Knowing their boiling points won't really help--you need to know their vapor pressures over the range of temperatures required. Given two ideal and miscible liquids 1 and 2 with vapor pressure V1 and V2 and mole fractions F1 and F2, and assuming that once a substance is evaporated it is gone, one can set up a differential equation to calculate F1(t) and F2(t) at constant temperature T.

At any given moment, at constant temperature:
F1 + F2 = 1
N1 + N2 = N1+2 (number of moles of each substance, and total)
N1/N1+2 = F1
N2/N1+2 = F2
(d(N1)/dt)/(d(N2)/dt) = F1V1/F2V2

Now, if you are thinking of a distillation such that the temperature is ramped up to keep the mixture at a constant boil, then you also need to know how the respective vapor pressures change with temperature, and whether an azeoptrope is formed etc. etc. etc.
Title: Re: How will the proportions of a mixture change on boiling?
Post by: Atomic-S on 21/06/2014 05:26:04
It sounds like a non-simple problem, particularly if the liquids are not ideal and V1 + v2 is different than V 1 + 2. Maybe some experiments are in order.
Title: Re: How will the proportions of a mixture change on boiling?
Post by: Atomic-S on 21/06/2014 05:40:01
Incidentally, this raises another question, namely, in a closed vessel with a mixture of liquids in equilibrium with the mixture of its vapors, will the mole fractions of vapors be the same as the mole fractions in the liquid phase? Of course, that obviously will not be so in general, based on the consideration that if the separate vapor pressures are unequal, then they are unlikely to become equal upon mixing the liquids, but they would (to the first approximation) exist in the ratio F1V1 : F2V2, the Fs referring to the mole fractions in the liquid phase and the Vs referring to the separate vapor pressures of each. But is even this necessarily the case? If there is an additional affinity of the two types of molecules toward one another, resulting in a different overall vapor pressure than F1V1 + F2V2, then what do we use for the vapor pressures for each constituent, in order to calculate their sum? (And I here don't take into consideration any interaction between dissimilar molecules in the vapor phase, which might be significant if the density of the vapor phase starts to approach that of the liquid phase.)
Title: Re: How will the proportions of a mixture change on boiling?
Post by: chiralSPO on 22/06/2014 17:01:59
This is why chemistry is still very much an empirical science.
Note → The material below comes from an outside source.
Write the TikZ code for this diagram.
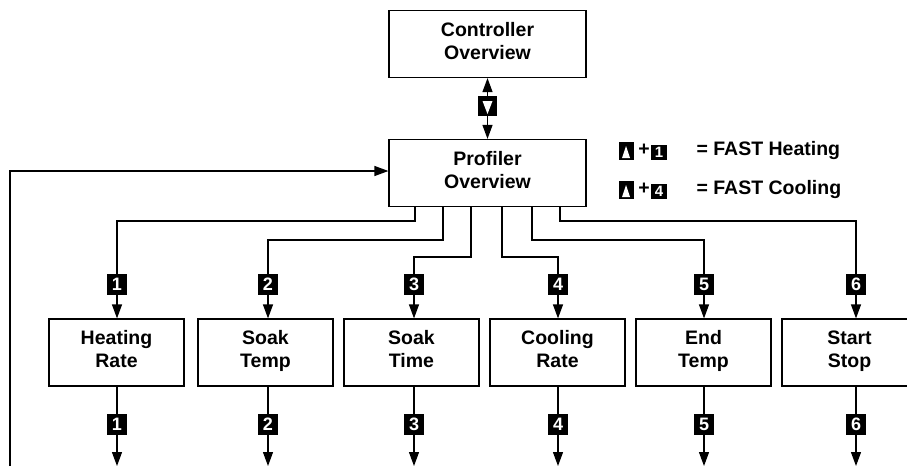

Simple (and complex) models can only get you so far--at a certain point it is easier to do the experiment, and just check the results against the theory to make sure it makes sense. (most of the equations dealing with non-ideal systems are just variations of the ideal equations with experimentally determined fudge factors built in anyway...)
Title: Re: How will the proportions of a mixture change on boiling?
Post by: Atomic-S on 28/06/2014 05:13:37
Ah, yes, of course. I should have realized that.